McLaughlin will serve as a strategic adviser on sustainability in the university's faculty of environment. Waterloo is considered a Canadian leader in the field of sustainable development.

"At a time when energy issues, economic issues and the environment are all intertwined — you can't talk about one E without referencing the other Es — then you need a place to talk about those things together to both reconcile competing arguments and also figure out policy approaches," he said.

"You have to take the temperature down and you need a place to do that. In the absence of government engagement, then you have to look to universities. I chose Waterloo because I liked its ethos."

McLaughlin is still smarting, however, from the government's decision to shut down the national roundtable, which he helmed for five years. Funding to the group ceased in March 2013.

"I had a board that, in the end, was nine-tenths Conservatives, and even they didn't understand the way the government was dealing with us," he recalled.

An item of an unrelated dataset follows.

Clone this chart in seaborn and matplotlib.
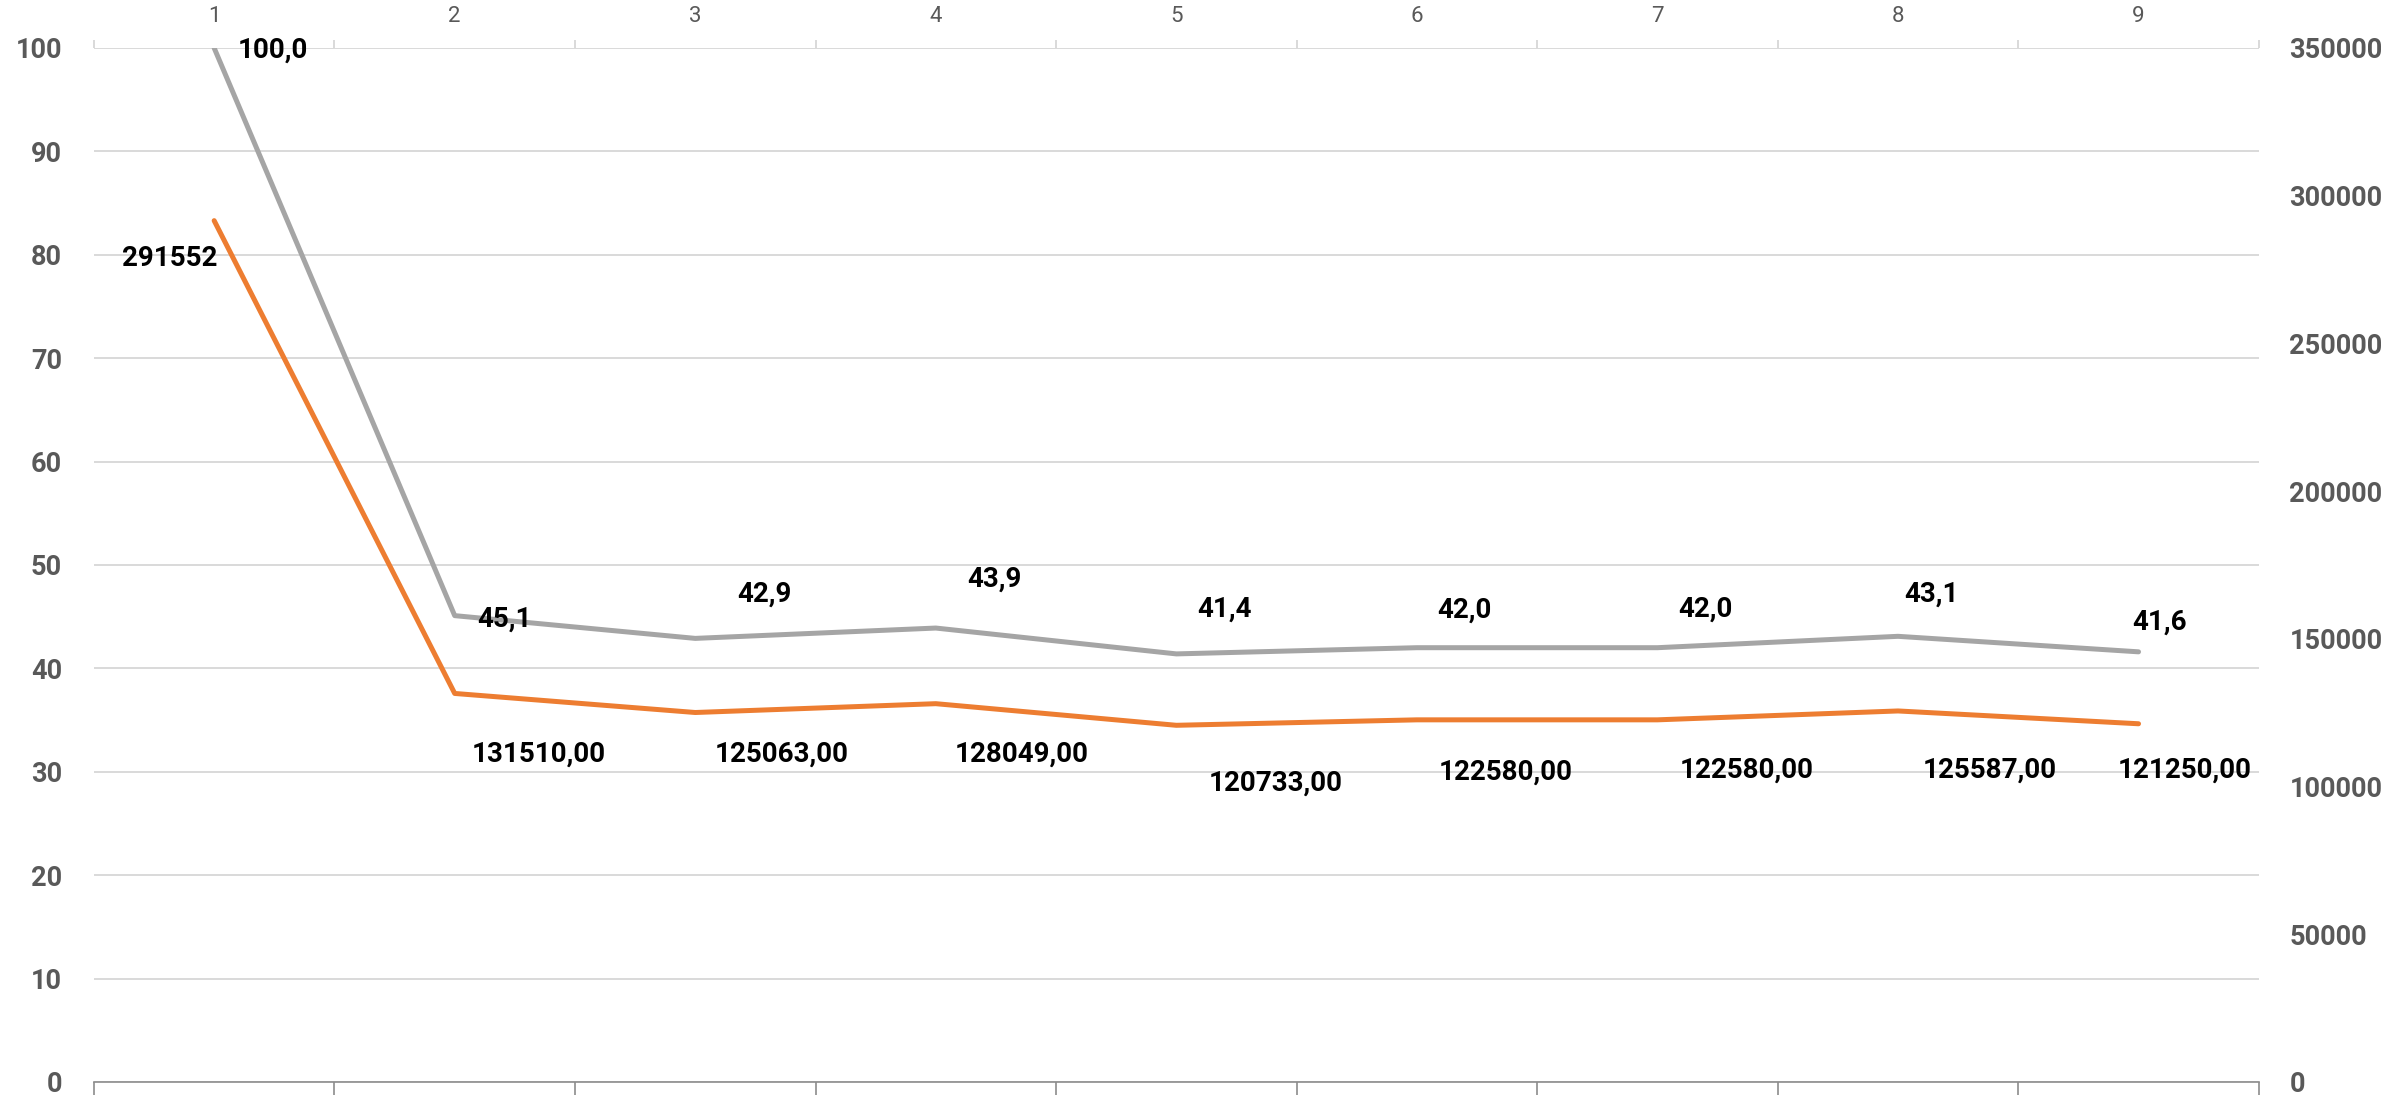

"It was all about climate change and to a degree, carbon pricing. The government had been in the zone on cap and trade and a carbon pricing approach to dealing with climate change. And then, of course, they changed their position. This political orthodoxy kicked in and as it turned out, they just really didn't like our research program."

The change in attitude was puzzling, McLaughlin added, because he spoke often with oil company brass who were clamouring for oil and gas regulations. They were even open to a carbon tax and were interested in working with environmentalists, he said.

Cabinet ministers said funding was pulled because the group's research was readily available elsewhere. But in the House of Commons, Foreign Affairs Minister John Baird linked the roundtable’s demise to its support for a carbon tax, accusing McLaughlin's group of proposing such a levy in 10 separate reports.

Rather, in 2008 and again in 2010, the roundtable produced two reports that detailed options for Canada to reach its 2050 target to cut greenhouse gas emissions. Both recommended a cap-and-trade system, a strategy the Conservative government had initially considered.

McLaughlin is the second high-profile career public servant to strike out independently to continue the work stymied by the Conservatives.

Kevin Page, the onetime federal budget watchdog who locked horns with the government, is now at the University of Ottawa starting up a shadow parliamentary budget office.

Page was appointed to a five-year term as federal parliamentary budget officer in March 2008. Throughout his tenure, he was a frequent thorn in the side of the Conservatives as he churned out analytical reports on everything from the cost of the Afghan military mission to shipbuilding and fighter jet procurement programs and Ottawa’s fiscal framework.

Finance Minister Jim Flaherty even took to personally maligning Page — at one point calling his work "unbelievable, unreliable, incredible."